I agree with you and Campbell. A clean hit is a clean hit, and should be retaliated with same. Somebody simply line up one of their guys at the next possible opportunity and run 'em.

I just don't think this is anything new. I clearly remember the McSorely on Gilmour hit in '93 was clean (Dougie had his head down) but it provoked a fight because he ran a star player near the end of the game.

Plus, Hunter taking out Turgeon in the playoffs was basically a clean hit, more or less, sort of...

Anonymous said...

Ross Bernstein's book "The Code:The Unwritten Rules of Fighting and Retaliation in the NHL" is a must-read for anyone who wants to know more about the world of hockey fighting.

Anonymous said...

Tell ya what, the best retaliation in hockey is not gooning; it's goals and wins. As B.Orr did, I applauded the refs on their call on Bourque--enough of those 9 min PP's handed out that net 3-4 goals will nip this activity in the bud.

And besides, whatever happened to following the old maxim, "you have a whole career to exact your revenge on a big hit." I guess that's old school.

JP said...

@ Pepper: But it hasn't always been like this, and the game is no more or less about intimidation now than it was back before this silliness started.

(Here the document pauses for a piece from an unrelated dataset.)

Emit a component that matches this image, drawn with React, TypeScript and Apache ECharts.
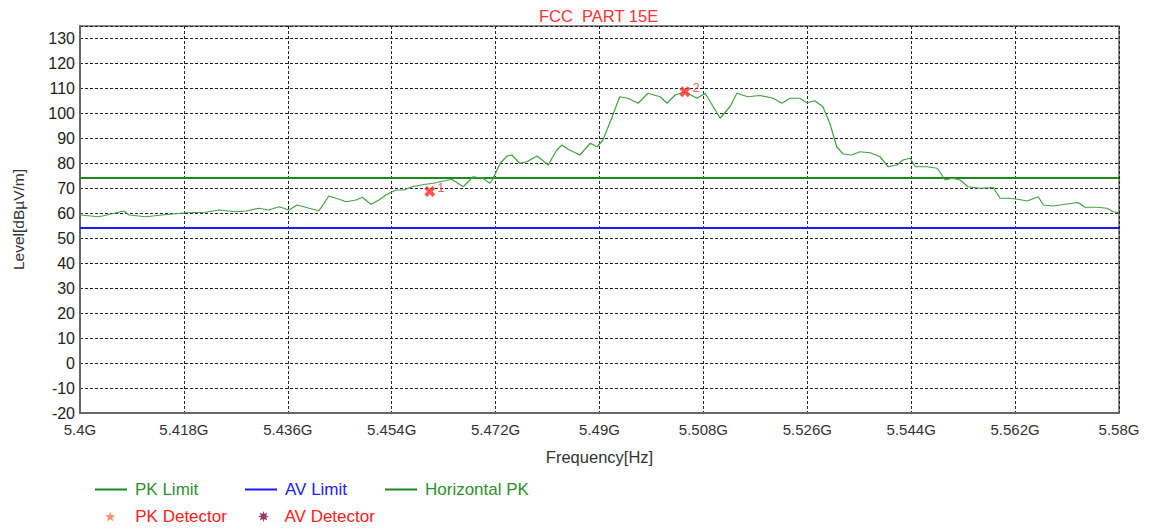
import React, { useEffect, useRef } from "react";
import * as echarts from "echarts";

// Frequency in MHz, level in dBµV/m
const traceFreq = [5400.0, 5403.3, 5407.6, 5408.5, 5411.4, 5414.2, 5418.4, 5421.8, 5424.1, 5427.0, 5428.8, 5431.0, 5432.7, 5434.5, 5436.2, 5437.6, 5439.7, 5441.4, 5442.3, 5443.1, 5444.9, 5446.1, 5447.8, 5448.9, 5450.4, 5451.8, 5453.0, 5454.7, 5456.1, 5457.5, 5459.6, 5461.2, 5464.4, 5466.4, 5468.1, 5469.8, 5471.0, 5471.5, 5472.8, 5474.0, 5474.8, 5476.2, 5477.4, 5479.2, 5481.1, 5482.6, 5483.5, 5484.5, 5486.6, 5488.4, 5489.6, 5490.6, 5492.2, 5493.5, 5494.9, 5496.7, 5498.4, 5500.5, 5501.7, 5503.1, 5504.8, 5506.9, 5508.3, 5509.7, 5510.9, 5512.6, 5513.8, 5515.7, 5517.8, 5520.1, 5521.6, 5523.0, 5524.7, 5525.9, 5527.3, 5528.7, 5529.9, 5531.1, 5532.2, 5533.7, 5535.1, 5536.9, 5538.6, 5540.0, 5541.5, 5542.6, 5543.8, 5544.7, 5546.7, 5548.5, 5549.9, 5551.1, 5552.5, 5553.8, 5555.9, 5558.2, 5559.4, 5560.8, 5562.5, 5564.1, 5566.0, 5566.9, 5568.6, 5571.0, 5572.9, 5574.1, 5576.2, 5577.9, 5579.0, 5580.0];
const traceLevel = [59.2, 58.5, 60.8, 59.2, 58.5, 59.2, 60.1, 60.3, 61.2, 60.5, 60.8, 61.9, 61.2, 62.5, 61.2, 63.2, 61.9, 60.9, 63.9, 66.8, 65.5, 64.5, 65.2, 66.3, 63.5, 65.2, 67.2, 69.2, 69.2, 70.5, 71.4, 71.9, 73.5, 70.5, 74.5, 73.9, 71.9, 73.5, 79.9, 82.8, 83.2, 79.9, 80.5, 82.8, 79.2, 85.2, 87.2, 85.6, 83.2, 87.9, 86.5, 89.2, 98.5, 106.5, 105.9, 103.9, 107.9, 106.5, 103.9, 107.2, 108.5, 105.9, 107.9, 102.5, 97.9, 102.5, 107.9, 106.5, 107.0, 105.9, 103.9, 105.9, 105.9, 104.1, 104.9, 102.5, 95.9, 86.5, 83.6, 83.2, 84.5, 84.1, 82.5, 78.5, 79.2, 81.2, 81.9, 78.5, 78.5, 77.9, 73.2, 73.9, 73.2, 70.5, 69.9, 70.2, 65.9, 65.9, 65.5, 64.8, 66.5, 63.2, 62.8, 63.6, 64.2, 62.3, 62.3, 61.9, 60.5, 60.1];

const limitFreq = [5400, 5580];
const pkLimit = [74, 74];
const avLimit = [54, 54];

const markerNames = ["1", "2"];
const markerFreq = [5460.6, 5504.8];
const markerLevel = [68.6, 108.5];

const xMin = 5400;
const xMax = 5580;
const xStep = 18;
const yMin = -20;
const yMax = 134.8;
const yStep = 10;

const FONT = "'Liberation Sans', Arial, sans-serif";

const CROSS = "path://M2.5,0 L5,2.5 L7.5,0 L10,2.5 L7.5,5 L10,7.5 L7.5,10 L5,7.5 L2.5,10 L0,7.5 L2.5,5 L0,2.5 Z";
const STAR = "path://M5,0 L6.2,3.6 L10,3.6 L7,5.9 L8.1,9.5 L5,7.3 L1.9,9.5 L3,5.9 L0,3.6 L3.8,3.6 Z";
const BURST = "path://M5,0 L5.96,2.69 L8.54,1.46 L7.31,4.04 L10,5 L7.31,5.96 L8.54,8.54 L5.96,7.31 L5,10 L4.04,7.31 L1.46,8.54 L2.69,5.96 L0,5 L2.69,4.04 L1.46,1.46 L4.04,2.69 Z";
const LINE_ICON = "path://M0,0 L32,0 L32,2 L0,2 Z";

export default function App() {
  const ref = useRef<HTMLDivElement>(null);
  useEffect(() => {
    if (!ref.current) return;
    const chart = echarts.init(ref.current, undefined, { renderer: "svg" });
    const legendText = { fontSize: 17, fontFamily: FONT, padding: [0, 0, 0, 3] };
    const legendBase = {
      orient: "horizontal",
      itemWidth: 32,
      itemHeight: 14,
      padding: 0,
    };
    chart.setOption({
      animation: false,
      backgroundColor: "#ffffff",
      title: {
        text: "FCC  PART 15E",
        left: 539,
        top: 7,
        padding: 0,
        textStyle: { color: "#ff3333", fontSize: 16.5, fontWeight: "normal", fontFamily: FONT },
      },
      grid: {
        left: 80,
        right: 32,
        top: 26,
        bottom: 116,
        show: true,
        borderColor: "#666",
        borderWidth: 1.5,
        backgroundColor: "#fff",
      },
      legend: [
        { ...legendBase, left: 95, top: 481, data: [{ name: "PK Limit", icon: LINE_ICON }], textStyle: { ...legendText, color: "#2f8f2f" } },
        { ...legendBase, left: 245, top: 481, data: [{ name: "AV Limit", icon: LINE_ICON }], textStyle: { ...legendText, color: "#2020ff" } },
        { ...legendBase, left: 385, top: 481, data: [{ name: "Horizontal PK", icon: LINE_ICON }], textStyle: { ...legendText, color: "#2f8f2f" } },
        { ...legendBase, left: 105, top: 508, itemWidth: 30, itemHeight: 10, data: [{ name: "PK Detector", icon: STAR }], textStyle: { ...legendText, padding: [0, 0, 0, 5], color: "#ff2020" } },
        { ...legendBase, left: 258, top: 508, itemWidth: 30, itemHeight: 11, data: [{ name: "AV Detector", icon: BURST }], textStyle: { ...legendText, padding: [0, 0, 0, 1], color: "#ff2020" } },
      ],
      xAxis: {
        type: "value",
        min: xMin,
        max: xMax,
        interval: xStep,
        name: "Frequency[Hz]",
        nameLocation: "middle",
        nameGap: 35,
        nameTextStyle: { fontSize: 16.5, color: "#333", fontFamily: FONT },
        axisLine: { show: true, onZero: false, lineStyle: { color: "#666", width: 2 } },
        axisTick: { show: false },
        axisLabel: {
          fontSize: 15,
          color: "#333",
          fontFamily: FONT,
          margin: 9,
          formatter: (v: number) => +(v / 1000).toFixed(3) + "G",
        },
        splitLine: { show: true, lineStyle: { color: "#222", type: [3, 2], width: 1 } },
      },
      yAxis: {
        type: "value",
        min: yMin,
        max: yMax,
        interval: yStep,
        name: "Level[dBµV/m]",
        nameLocation: "middle",
        nameGap: 54,
        nameTextStyle: { fontSize: 15.5, color: "#333", fontFamily: FONT },
        axisLine: { show: true, onZero: false, lineStyle: { color: "#666", width: 2 } },
        axisTick: { show: false },
        axisLabel: {
          fontSize: 16,
          color: "#222",
          fontFamily: FONT,
          margin: 5,
          formatter: (v: number) => (v > 130 ? "" : String(v)),
        },
        splitLine: { show: true, lineStyle: { color: "#222", type: [3, 2], width: 1 } },
      },
      series: [
        {
          name: "PK Limit",
          type: "line",
          symbol: "none",
          data: limitFreq.map((f, i) => [f, pkLimit[i]]),
          lineStyle: { color: "#1a8a1a", width: 2 },
          itemStyle: { color: "#1a8a1a" },
          z: 3,
        },
        {
          name: "AV Limit",
          type: "line",
          symbol: "none",
          data: limitFreq.map((f, i) => [f, avLimit[i]]),
          lineStyle: { color: "#1a1aff", width: 2 },
          itemStyle: { color: "#1a1aff" },
          z: 3,
        },
        {
          name: "Horizontal PK",
          type: "line",
          symbol: "none",
          data: traceFreq.map((f, i) => [f, traceLevel[i]]),
          lineStyle: { color: "#44a044", width: 1.2 },
          itemStyle: { color: "#1a8a1a" },
          z: 4,
        },
        {
          name: "PK Detector",
          type: "scatter",
          symbol: STAR,
          data: [],
          itemStyle: { color: "#ff7040" },
        },
        {
          name: "AV Detector",
          type: "scatter",
          symbol: BURST,
          data: [],
          itemStyle: { color: "#7a0a3a" },
        },
        {
          name: "Markers",
          type: "scatter",
          symbol: CROSS,
          symbolSize: 11,
          z: 6,
          data: markerFreq.map((f, i) => ({ value: [f, markerLevel[i]], name: markerNames[i] })),
          itemStyle: { color: "#ff2a2a" },
          label: {
            show: true,
            position: "right",
            distance: 2,
            offset: [0, -4],
            color: "#ff3333",
            fontSize: 13,
            fontFamily: FONT,
            formatter: (p: any) => p.name,
          },
        },
      ],
    });
    return () => chart.dispose();
  }, []);
  return (
    <div
      ref={ref}
      style={{ position: "fixed", left: 0, top: 0, width: 1151, height: 529, background: "#fff" }}
    />
  );
}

@ TSFR: A player who crosses the line deserves to answer for his actions. Malkin should have been curb-stomped.

~Mark said...

May I suggest a solution to the madness... Better power plays! If teams (like the Caps, for example) made these teams pay on the scoreboard when they do stupid crap, this stuff would stop. I also wonder, if the "new NHL" of calling every little penalty is in some way contributing to the passive/aggressive reaction to a "clean hit".
I'm just sayin...

Anonymous said...

True, JP. I'm probably in over my head on this one.

Anonymous said...

I agree with b.orr4 here -- football deals with this better than hockey. I don't think it's just about a sense of what is fair game, though. I think the NFL is much clearer about what is a "clean hit", and are willing to eliminate dangerous hits like the horse collar tackle.

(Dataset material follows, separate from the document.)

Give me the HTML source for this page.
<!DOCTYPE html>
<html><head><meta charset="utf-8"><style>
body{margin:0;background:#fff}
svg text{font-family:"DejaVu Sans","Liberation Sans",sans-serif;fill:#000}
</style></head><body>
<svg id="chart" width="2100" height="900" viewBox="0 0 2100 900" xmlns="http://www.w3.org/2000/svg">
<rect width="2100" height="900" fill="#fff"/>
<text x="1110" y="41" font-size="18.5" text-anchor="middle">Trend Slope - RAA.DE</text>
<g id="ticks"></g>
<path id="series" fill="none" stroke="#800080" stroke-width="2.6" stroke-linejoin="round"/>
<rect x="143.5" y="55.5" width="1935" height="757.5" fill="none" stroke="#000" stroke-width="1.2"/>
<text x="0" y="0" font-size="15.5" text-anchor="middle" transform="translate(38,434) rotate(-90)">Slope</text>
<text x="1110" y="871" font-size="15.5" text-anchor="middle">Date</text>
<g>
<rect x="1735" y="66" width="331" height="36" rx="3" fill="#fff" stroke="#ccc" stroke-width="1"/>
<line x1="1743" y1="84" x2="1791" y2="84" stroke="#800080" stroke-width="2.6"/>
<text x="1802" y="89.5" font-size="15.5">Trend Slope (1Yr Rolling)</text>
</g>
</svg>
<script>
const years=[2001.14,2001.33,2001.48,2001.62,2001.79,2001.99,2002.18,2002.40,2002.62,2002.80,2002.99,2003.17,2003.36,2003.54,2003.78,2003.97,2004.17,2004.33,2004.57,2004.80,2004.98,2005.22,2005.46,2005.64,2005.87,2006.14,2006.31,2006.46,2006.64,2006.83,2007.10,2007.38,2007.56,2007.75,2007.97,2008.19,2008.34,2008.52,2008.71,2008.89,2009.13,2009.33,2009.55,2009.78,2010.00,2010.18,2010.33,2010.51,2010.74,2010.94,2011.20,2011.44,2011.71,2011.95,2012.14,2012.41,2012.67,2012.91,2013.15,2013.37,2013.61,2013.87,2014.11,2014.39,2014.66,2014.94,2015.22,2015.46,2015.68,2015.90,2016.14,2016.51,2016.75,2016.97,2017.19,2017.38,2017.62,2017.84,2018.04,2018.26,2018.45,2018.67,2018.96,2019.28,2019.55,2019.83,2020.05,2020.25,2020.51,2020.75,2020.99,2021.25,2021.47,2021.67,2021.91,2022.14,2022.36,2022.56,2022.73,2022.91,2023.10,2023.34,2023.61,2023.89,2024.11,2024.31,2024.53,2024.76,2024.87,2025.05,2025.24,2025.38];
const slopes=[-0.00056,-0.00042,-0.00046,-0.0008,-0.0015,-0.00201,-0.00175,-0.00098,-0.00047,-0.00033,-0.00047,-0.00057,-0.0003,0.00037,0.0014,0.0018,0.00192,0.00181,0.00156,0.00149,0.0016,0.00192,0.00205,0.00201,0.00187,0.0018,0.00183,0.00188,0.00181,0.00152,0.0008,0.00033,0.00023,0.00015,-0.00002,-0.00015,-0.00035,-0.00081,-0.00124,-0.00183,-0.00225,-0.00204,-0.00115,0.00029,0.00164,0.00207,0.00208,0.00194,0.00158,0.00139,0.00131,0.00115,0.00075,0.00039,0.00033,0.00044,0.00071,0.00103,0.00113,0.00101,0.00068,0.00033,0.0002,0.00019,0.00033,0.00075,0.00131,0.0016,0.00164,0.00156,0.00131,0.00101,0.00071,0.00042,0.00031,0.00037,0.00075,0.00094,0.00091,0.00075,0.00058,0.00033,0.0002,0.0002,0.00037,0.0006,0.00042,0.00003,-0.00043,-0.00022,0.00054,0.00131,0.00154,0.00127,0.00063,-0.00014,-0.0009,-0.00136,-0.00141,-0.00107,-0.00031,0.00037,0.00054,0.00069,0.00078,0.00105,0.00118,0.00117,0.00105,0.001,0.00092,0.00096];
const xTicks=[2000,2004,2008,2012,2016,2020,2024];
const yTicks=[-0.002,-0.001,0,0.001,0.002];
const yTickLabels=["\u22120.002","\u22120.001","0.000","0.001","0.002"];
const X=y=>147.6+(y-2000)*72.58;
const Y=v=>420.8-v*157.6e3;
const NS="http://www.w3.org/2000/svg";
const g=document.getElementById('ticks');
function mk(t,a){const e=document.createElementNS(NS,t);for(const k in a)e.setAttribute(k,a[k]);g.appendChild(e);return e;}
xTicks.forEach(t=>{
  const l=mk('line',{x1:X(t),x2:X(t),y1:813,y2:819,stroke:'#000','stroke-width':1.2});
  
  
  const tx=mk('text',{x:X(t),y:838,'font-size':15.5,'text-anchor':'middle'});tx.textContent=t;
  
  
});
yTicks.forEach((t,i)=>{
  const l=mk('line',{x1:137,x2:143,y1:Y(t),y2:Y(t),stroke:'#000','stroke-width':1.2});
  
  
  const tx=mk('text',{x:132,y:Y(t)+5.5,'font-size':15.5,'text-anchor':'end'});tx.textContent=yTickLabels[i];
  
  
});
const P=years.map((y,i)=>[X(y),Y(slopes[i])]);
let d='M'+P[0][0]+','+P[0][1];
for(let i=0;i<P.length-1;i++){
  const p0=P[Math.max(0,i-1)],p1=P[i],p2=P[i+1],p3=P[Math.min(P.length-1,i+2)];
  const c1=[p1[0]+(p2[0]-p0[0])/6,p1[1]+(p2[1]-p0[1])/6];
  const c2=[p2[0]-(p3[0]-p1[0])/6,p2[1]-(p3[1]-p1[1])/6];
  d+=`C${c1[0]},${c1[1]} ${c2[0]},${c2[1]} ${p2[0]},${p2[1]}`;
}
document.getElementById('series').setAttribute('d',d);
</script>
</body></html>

I don't think it's as clear what a 'clean hit' is in the NHL, when announcers defend blindsides or hits to the head on technicalities or fans argue that a check on a player without the puck is clean. Teams feel they should go after players who throw checks because they don't want their star players injured. That doesn't justify going after every little bump, but I don't think the imaginary "code" is any help here.

Anonymous said...

Bravo. This isn't in the code because giving a 2 on 1 sucker beating to somebody for a clean play is generally frowned upon. If anything, Bourque is the one who should have faced retaliation. Too bad Brashear was out that day. As much as I hate to say it, the closest discussion about stuff like this in the book is the Moore incident. He had a legal but iffy hit on Naslund, who was injured. He eventually (like months later) showed up and fought A. Roy (iirc). If Bourque wanted to fight Sloan, he could have challenged him within the code.

That said, if the stripes hand out enough 9 minutes of power play (or 7 for that matter) for this kind of nonsense, players will get the message and this will end or be reutrn to mutually agreed upon fights. Hard hits should beget hard hits, not cheap fights. If you want to punch a guy for a legal hit, be prepared to get your team very pissed at you while you chill in the sin bin.